(DATA FOR THIS EXERCISE):
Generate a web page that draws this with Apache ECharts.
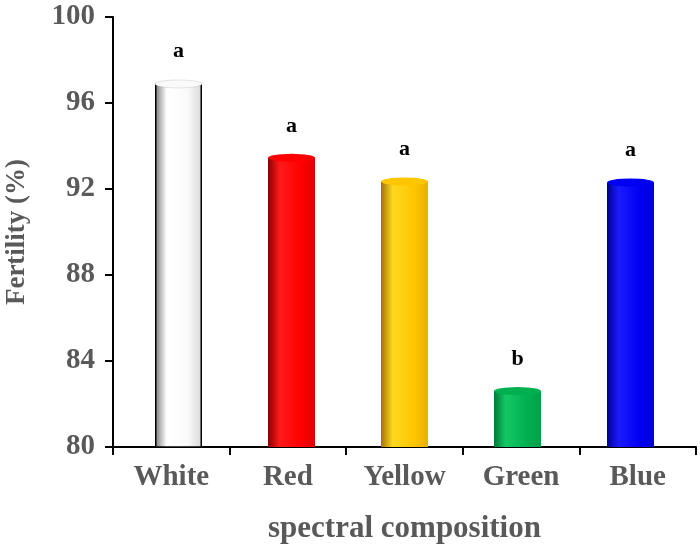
* * *
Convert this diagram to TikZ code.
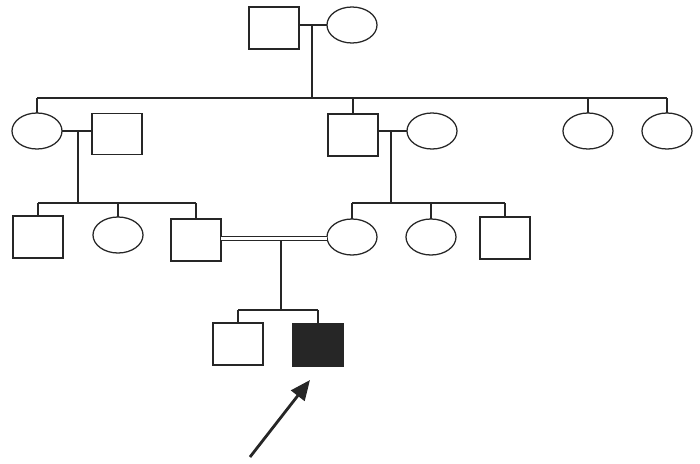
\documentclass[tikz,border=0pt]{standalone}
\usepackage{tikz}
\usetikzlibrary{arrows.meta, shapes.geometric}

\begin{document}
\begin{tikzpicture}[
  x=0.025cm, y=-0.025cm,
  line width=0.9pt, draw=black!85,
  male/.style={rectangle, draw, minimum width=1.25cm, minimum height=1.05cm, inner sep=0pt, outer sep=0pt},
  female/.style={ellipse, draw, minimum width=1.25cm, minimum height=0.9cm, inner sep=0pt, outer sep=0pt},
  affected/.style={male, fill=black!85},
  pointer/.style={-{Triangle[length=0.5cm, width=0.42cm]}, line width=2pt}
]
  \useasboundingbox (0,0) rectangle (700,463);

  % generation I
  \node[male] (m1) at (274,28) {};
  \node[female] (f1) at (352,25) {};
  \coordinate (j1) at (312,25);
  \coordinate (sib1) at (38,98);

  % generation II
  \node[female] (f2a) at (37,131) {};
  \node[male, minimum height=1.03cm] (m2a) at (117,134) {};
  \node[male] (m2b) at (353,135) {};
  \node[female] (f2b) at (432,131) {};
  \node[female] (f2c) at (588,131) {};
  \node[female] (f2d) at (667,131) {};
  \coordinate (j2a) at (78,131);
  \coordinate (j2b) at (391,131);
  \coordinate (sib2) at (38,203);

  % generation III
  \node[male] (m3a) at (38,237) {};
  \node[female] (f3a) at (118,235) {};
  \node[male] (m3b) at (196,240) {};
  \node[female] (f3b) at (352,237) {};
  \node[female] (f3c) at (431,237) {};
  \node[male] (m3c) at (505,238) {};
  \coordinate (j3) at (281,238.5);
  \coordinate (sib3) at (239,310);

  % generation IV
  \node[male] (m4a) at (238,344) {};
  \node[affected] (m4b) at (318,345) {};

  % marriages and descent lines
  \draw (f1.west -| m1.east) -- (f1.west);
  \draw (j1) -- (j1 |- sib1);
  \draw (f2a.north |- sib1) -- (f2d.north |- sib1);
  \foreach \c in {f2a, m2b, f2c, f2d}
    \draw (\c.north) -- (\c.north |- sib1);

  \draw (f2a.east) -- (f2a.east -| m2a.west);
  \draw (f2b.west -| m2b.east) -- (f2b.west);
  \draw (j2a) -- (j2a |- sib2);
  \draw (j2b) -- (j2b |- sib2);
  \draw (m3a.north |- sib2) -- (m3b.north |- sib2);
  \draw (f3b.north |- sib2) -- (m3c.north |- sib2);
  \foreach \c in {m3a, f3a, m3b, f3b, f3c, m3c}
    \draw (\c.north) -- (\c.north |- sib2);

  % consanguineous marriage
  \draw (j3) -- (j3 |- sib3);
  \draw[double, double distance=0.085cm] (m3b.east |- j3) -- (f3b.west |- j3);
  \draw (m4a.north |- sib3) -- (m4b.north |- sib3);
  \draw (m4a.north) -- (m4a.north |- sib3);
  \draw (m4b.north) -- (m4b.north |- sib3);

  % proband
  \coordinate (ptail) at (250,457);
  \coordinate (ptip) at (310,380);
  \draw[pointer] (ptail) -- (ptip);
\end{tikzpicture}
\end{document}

(EXERCISE BRIEF):
Between the line with "Convert this diagram to TikZ code." and the line with "(sib1) at (38,98);", ends included, lies the span to copy exactly; copy nothing else and leave out the pictures.

(SOLVED EXERCISE):
Convert this diagram to TikZ code.
\documentclass[tikz,border=0pt]{standalone}
\usepackage{tikz}
\usetikzlibrary{arrows.meta, shapes.geometric}

\begin{document}
\begin{tikzpicture}[
  x=0.025cm, y=-0.025cm,
  line width=0.9pt, draw=black!85,
  male/.style={rectangle, draw, minimum width=1.25cm, minimum height=1.05cm, inner sep=0pt, outer sep=0pt},
  female/.style={ellipse, draw, minimum width=1.25cm, minimum height=0.9cm, inner sep=0pt, outer sep=0pt},
  affected/.style={male, fill=black!85},
  pointer/.style={-{Triangle[length=0.5cm, width=0.42cm]}, line width=2pt}
]
  \useasboundingbox (0,0) rectangle (700,463);

  % generation I
  \node[male] (m1) at (274,28) {};
  \node[female] (f1) at (352,25) {};
  \coordinate (j1) at (312,25);
  \coordinate (sib1) at (38,98);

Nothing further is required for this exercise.